Retype, exactly as they stand, the lines from the start of the data to the line that contains "plt.rcParams['ytick.color'] = '#262626'", both ends included. Leave the pictures out.
* begin DATA SEGMENT *
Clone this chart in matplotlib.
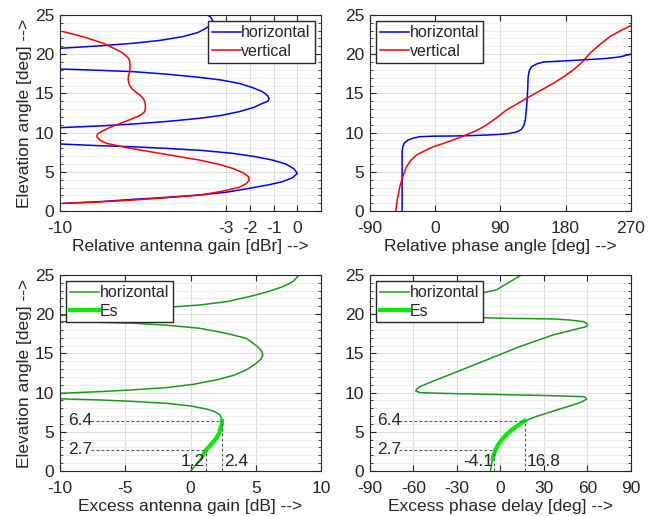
import matplotlib
matplotlib.use("Agg")
import matplotlib.pyplot as plt
from matplotlib.ticker import MultipleLocator

plt.rcParams['font.family'] = ['Liberation Sans', 'DejaVu Sans']
plt.rcParams['font.size'] = 12.5
plt.rcParams['axes.unicode_minus'] = False
plt.rcParams['text.color'] = '#262626'
plt.rcParams['axes.labelcolor'] = '#262626'
plt.rcParams['xtick.color'] = '#262626'
plt.rcParams['ytick.color'] = '#262626'

# ---- top left: relative antenna gain (dBr) vs elevation (deg)
gain_h = [-9.86, -8.3, -6.92, -5.5, -4.13, -3.0, -2.03, -1.2, -0.63, -0.2, 0.0, -0.15, -0.49,
          -1.05, -1.8, -2.73, -4.0, -5.52, -7.0, -8.32, -10.0,
          None,
          -10.0, -8.3, -6.92, -5.5, -4.13, -3.2, -2.45, -1.85, -1.47, -1.25, -1.19, -1.25, -1.47,
          -1.9, -2.45, -3.2, -4.13, -5.5, -6.92, -8.4, -10.0,
          None,
          -10.0, -8.4, -6.92, -5.8, -4.83, -4.2, -3.85, -3.62, -3.57, -3.65, -3.78]
elev_h = [0.98, 1.2, 1.49, 1.75, 2.04, 2.4, 2.89, 3.35, 3.74, 4.25, 4.8, 5.4, 6.0,
          6.5, 6.95, 7.36, 7.72, 7.99, 8.2, 8.33, 8.55,
          None,
          10.63, 10.85, 11.10, 11.42, 11.82, 12.2, 12.67, 13.2, 13.73, 14.0, 14.29, 14.7, 15.22,
          15.75, 16.28, 16.7, 17.05, 17.45, 17.77, 17.95, 18.11,
          None,
          20.75, 21.05, 21.39, 21.75, 22.24, 22.75, 23.3, 23.8, 24.28, 24.7, 25.0]
gain_v = [-9.86, -9.0, -8.18, -7.7, -7.34, -7.12, -7.06, -7.05, -7.06, -7.12, -7.13, -7.08,
          -6.99, -6.82, -6.64, -6.48, -6.41, -6.40, -6.43, -6.62, -6.92, -7.35, -7.76, -8.15,
          -8.39, -8.45, -8.43, -8.3, -8.04, -7.2, -6.22, -5.1, -4.13, -3.3, -2.73, -2.3,
          -2.06, -2.03, -2.15, -2.45, -3.2, -4.13, -5.5, -6.92, -8.4, -9.86]
elev_v = [22.87, 22.2, 21.39, 20.7, 20.11, 19.5, 19.05, 18.4, 17.77, 17.2, 16.71, 16.1,
          15.65, 15.2, 14.80, 14.3, 13.73, 13.2, 12.67, 12.2, 11.82, 11.3, 10.84, 10.3,
          9.91, 9.6, 9.40, 9.0, 8.63, 8.1, 7.57, 7.0, 6.50, 5.95, 5.44, 4.9,
          4.38, 3.95, 3.5, 3.02, 2.5, 2.04, 1.7, 1.40, 1.15, 0.98]

# ---- top right: relative phase angle (deg) vs elevation
phase_h = [-45.4, -45.4, -44.5, -42.0, -37.1, -30.0, -21.0, 0.0, 24.9, 50.0, 70.9, 90.0,
           103.1, 113.0, 119.0, 122.5, 124.5, 126.0, 127.0, 127.8, 128.4, 130.0, 133.0, 140.0,
           149.1, 180.0, 208.9, 235.0, 254.8, 270.0]
phase_h_el = [0.0, 7.6, 8.2, 8.7, 9.06, 9.3, 9.48, 9.55, 9.57, 9.62, 9.69, 9.78,
              9.9, 10.1, 10.4, 10.9, 11.6, 13.0, 14.2, 15.5, 17.1, 17.9, 18.4, 18.75,
              19.0, 19.15, 19.3, 19.45, 19.65, 20.0]
phase_v = [-54.1, -52.0, -48.6, -44.0, -39.4, -33.0, -25.6, -14.0, -2.6, 11.0, 24.9, 36.0,
           47.9, 60.0, 70.9, 85.0, 98.5, 112.0, 126.1, 145.0, 162.9, 177.0, 190.5, 202.0,
           213.4, 227.0, 241.0, 256.0, 270.0]
phase_v_el = [0.0, 1.5, 3.1, 4.5, 5.65, 6.5, 7.14, 7.7, 8.2, 8.6, 9.06, 9.45,
              9.9, 10.4, 10.97, 11.9, 12.88, 13.6, 14.37, 15.35, 16.28, 17.1, 17.98, 18.9,
              20.1, 21.2, 22.24, 23.0, 23.64]

# ---- bottom left: excess antenna gain (dB)
xgain = [0.01, 0.35, 0.70, 0.95, 1.2, 1.6, 1.97, 2.2, 2.3, 2.4, 2.4, 2.35, 2.23, 1.8, 1.21,
         0.0, -1.85, -4.5, -6.94, -10.0,
         None,
         -10.0, -6.94, -4.4, -1.85, 0.2, 1.97, 3.3, 4.27, 5.0, 5.41, 5.54, 5.45, 5.1, 4.27,
         2.6, 0.70, -1.9, -4.39, -7.2, -10.0,
         None,
         -10.0, -7.2, -4.39, -1.9, 0.7, 2.8, 4.52, 5.9, 7.07, 7.8, 8.22, 8.09]
xgain_el = [0.0, 0.7, 1.40, 2.0, 2.7, 3.45, 4.17, 4.85, 5.5, 6.0, 6.4, 6.8, 7.2, 7.6, 7.9,
            8.3, 8.63, 8.88, 9.06, 9.2,
            None,
            9.91, 10.12, 10.35, 10.63, 11.05, 11.61, 12.2, 12.88, 13.7, 14.3, 14.8, 15.3, 15.9,
            16.92, 17.6, 18.2, 18.6, 18.84, 18.97, 19.05,
            None,
            19.81, 20.2, 20.53, 20.85, 21.17, 21.6, 22.24, 22.85, 23.5, 24.1, 24.79, 25.0]
es_gain = [0.95, 1.2, 1.6, 1.97, 2.2, 2.3, 2.4, 2.4]
es_gain_el = [2.0, 2.7, 3.45, 4.17, 4.85, 5.5, 6.0, 6.4]

# ---- bottom right: excess phase delay (deg)
xdelay = [-6.78, -6.0, -4.94, -3.33, -1.5, 0.80, 4.0, 7.70, 12.0, 16.9, 24.0, 31.8, 41.0,
          50.2, 56.0, 59.4, 59.0, 57.1, 36.4, -9.5, -40.0, -55.5, -58.3, -57.5, -55.5, -45.0,
          -32.5, -9.5, 13.4, 36.4, 54.8, 58.5, 60.1, 59.5, 57.1, 48.0, 36.4, 1.95, -18.7,
          -45.0, -60.0, -45.0, -18.7, -2.6, 14.6]
xdelay_el = [0.0, 0.9, 1.83, 2.68, 3.35, 3.95, 4.6, 5.23, 5.8, 6.38, 6.9, 7.36, 7.9,
             8.42, 8.8, 9.14, 9.35, 9.48, 9.6, 9.78, 9.9, 10.0, 10.2, 10.45, 10.76, 11.55,
             12.46, 14.16, 15.86, 17.35, 18.2, 18.35, 18.55, 18.85, 19.05, 19.25, 19.39, 19.47, 19.6,
             19.8, 20.8, 21.8, 22.45, 23.1, 25.0]
es_delay = [-5.2, -4.94, -3.33, -1.5, 0.8, 4.0, 7.7, 12.0, 16.8]
es_delay_el = [1.6, 1.83, 2.68, 3.35, 3.95, 4.6, 5.23, 5.8, 6.4]

# annotation values
el_lo, el_hi = 2.7, 6.4
g_lo, g_hi = 1.2, 2.4
d_lo, d_hi = -4.1, 16.8


def style(ax, xlim, xticks):
    ax.set_xlim(xlim)
    ax.set_ylim(0, 25)
    ax.set_xticks(xticks)
    ax.set_yticks([0, 5, 10, 15, 20, 25])
    ax.yaxis.set_minor_locator(MultipleLocator(1))
    ax.grid(True, which='major', color='#dedede', lw=0.8)
    ax.grid(True, which='minor', axis='y', color='#eeeeee', lw=0.8)
    ax.set_axisbelow(True)
    ax.tick_params(which='both', direction='in', top=True, right=True)
    ax.tick_params(axis='x', pad=7.5)
    ax.tick_params(axis='y', pad=4)
    ax.tick_params(which='major', length=4)
    ax.tick_params(which='minor', length=2)
    for s in ax.spines.values():
        s.set_color('#262626')
        s.set_linewidth(0.8)


fig = plt.figure(figsize=(6.51, 5.16), dpi=100)
W, H = 0.401, 0.380
ax1 = fig.add_axes([0.0922, 0.591, W, H])
ax2 = fig.add_axes([0.568, 0.591, W, H])
ax3 = fig.add_axes([0.0922, 0.0872, W, H])
ax4 = fig.add_axes([0.568, 0.0872, W, H])

leg_kw = dict(fancybox=False, edgecolor='#262626', framealpha=1, borderpad=0.25,
              handlelength=1.8, handletextpad=0.05, labelspacing=0.2, borderaxespad=0.4,
              fontsize=11.5)

ax1.plot(gain_h, elev_h, color='#0000ff', lw=1.1, label='horizontal')
ax1.plot(gain_v, elev_v, color='#ff0000', lw=1.1, label='vertical')
style(ax1, (-10, 1), [-10, -3, -2, -1, 0])
ax1.set_xlabel('Relative antenna gain [dBr] -->', labelpad=1.5)
ax1.set_ylabel('Elevation angle [deg] -->', labelpad=2)
ax1.legend(loc='upper right', **leg_kw)

ax2.plot(phase_h, phase_h_el, color='#0000ff', lw=1.1, label='horizontal')
ax2.plot(phase_v, phase_v_el, color='#ff0000', lw=1.1, label='vertical')
style(ax2, (-90, 270), [-90, 0, 90, 180, 270])
ax2.set_xlabel('Relative phase angle [deg] -->', labelpad=1.5)
ax2.legend(loc='upper left', **leg_kw)

green = '#1a9a1a'
lime = '#00ee00'
dash = dict(color='#555555', ls=(0, (2.5, 2)), lw=0.8)

ax3.plot(xgain, xgain_el, color=green, lw=1.1, label='horizontal')
ax3.plot(es_gain, es_gain_el, color=lime, lw=3, label='Es')
ax3.plot([-7.6, g_hi], [el_hi, el_hi], **dash)
ax3.plot([-7.6, g_lo], [el_lo, el_lo], **dash)
ax3.plot([g_hi, g_hi], [0, el_hi], **dash)
ax3.plot([g_lo, g_lo], [0, el_lo], **dash)
ax3.text(-9.4, el_hi, '6.4', va='center', ha='left')
ax3.text(-9.4, el_lo, '2.7', va='center', ha='left')
ax3.text(g_lo - 0.1, 0.2, '1.2', va='bottom', ha='right')
ax3.text(g_hi + 0.2, 0.2, '2.4', va='bottom', ha='left')
style(ax3, (-10, 10), [-10, -5, 0, 5, 10])
ax3.set_xlabel('Excess antenna gain [dB] -->', labelpad=1.5)
ax3.set_ylabel('Elevation angle [deg] -->', labelpad=2)
ax3.legend(loc='upper left', **leg_kw)

ax4.plot(xdelay, xdelay_el, color=green, lw=1.1, label='horizontal')
ax4.plot(es_delay, es_delay_el, color=lime, lw=3, label='Es')
ax4.plot([-70, d_hi], [el_hi, el_hi], **dash)
ax4.plot([-70, d_lo], [el_lo, el_lo], **dash)
ax4.plot([d_hi, d_hi], [0, el_hi], **dash)
ax4.plot([d_lo, d_lo], [0, el_lo], **dash)
ax4.text(-85, el_hi, '6.4', va='center', ha='left')
ax4.text(-85, el_lo, '2.7', va='center', ha='left')
ax4.text(d_lo - 0.8, 0.2, '-4.1', va='bottom', ha='right')
ax4.text(d_hi + 1.5, 0.2, '16.8', va='bottom', ha='left')
style(ax4, (-90, 90), [-90, -60, -30, 0, 30, 60, 90])
ax4.set_xlabel('Excess phase delay [deg] -->', labelpad=1.5)
ax4.legend(loc='upper left', **leg_kw)

fig.savefig('out.png', dpi=100)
* end DATA SEGMENT *
*TASK SOLUTION:*
Clone this chart in matplotlib.
import matplotlib
matplotlib.use("Agg")
import matplotlib.pyplot as plt
from matplotlib.ticker import MultipleLocator

plt.rcParams['font.family'] = ['Liberation Sans', 'DejaVu Sans']
plt.rcParams['font.size'] = 12.5
plt.rcParams['axes.unicode_minus'] = False
plt.rcParams['text.color'] = '#262626'
plt.rcParams['axes.labelcolor'] = '#262626'
plt.rcParams['xtick.color'] = '#262626'
plt.rcParams['ytick.color'] = '#262626'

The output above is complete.